Observations from the World Ocean Circulation Experiment PCM-1 moored current meter array in the East Taiwan Channel are analyzed and combined with TOPEX/Poseidon altimetry data and the Parallel Ocean Climate Model simulation to study Kuroshio variability and relationships to westward propagating sea surface height anomalies in the Philippine Sea.

Approximately 60% of the total subinertial velocity and temperature variance in the Kuroshio east of Taiwan is associated with so-called “transport” and “meandering” modes revealed from empirical orthogonal function analysis. The transport mode is dominated by a 100-day peak, while the most coherent energetic meandering signals are found in three limited frequency bands centered near periods of 100 days, 40 days, and 18 days. The detailed structure of the meanders is studied by frequency domain EOF analysis, which also reveals a higher frequency meander centered near 10 days confined to the western side of the channel.

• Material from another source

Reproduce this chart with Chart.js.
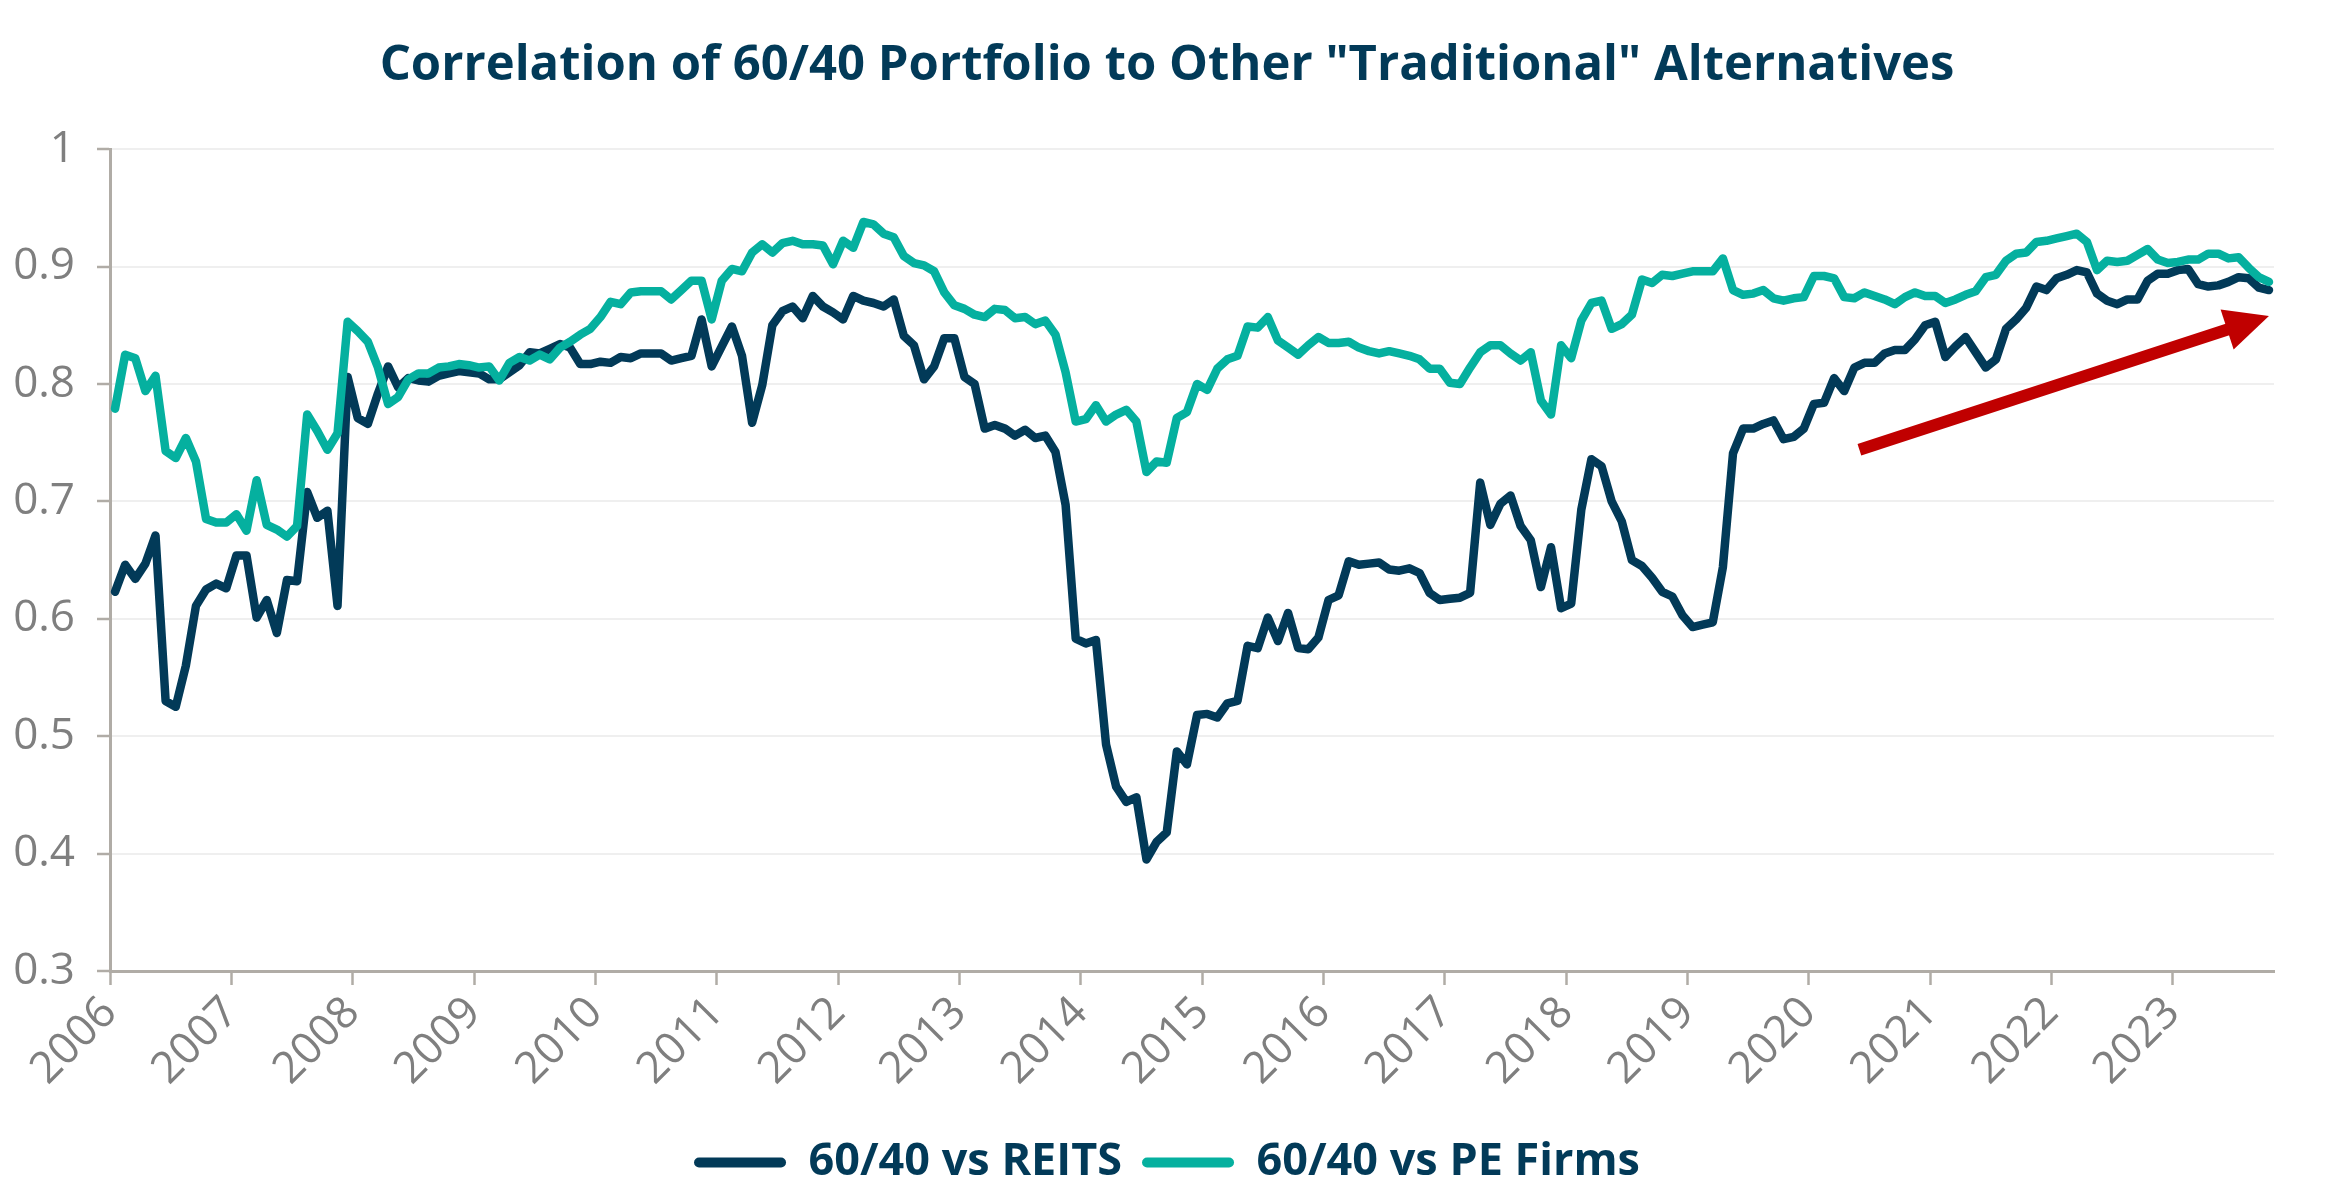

On the 100-day timescale, the Kuroshio transport entering the East China Sea is strongly related to meandering of the Kuroshio, which in turn is caused by westward propagating anticyclonic eddies from the interior ocean. During low transport events, the Kuroshio meanders offshore and partly bypasses the East Taiwan Channel to flow northward along the eastern side of the Ryukyu islands. The interior eddy features that lead to the meandering can be identified as far east as 134°E, propagating westward to the coast of Taiwan at about 10 km day−1. The 100-day variability that is so dominant in the Kuroshio is virtually absent in the Florida Current but is strongly present east of Bahamas in the Antilles Current and deep western boundary current, presumably being blocked from entering the Straits of Florida by the Bahamas Island chain.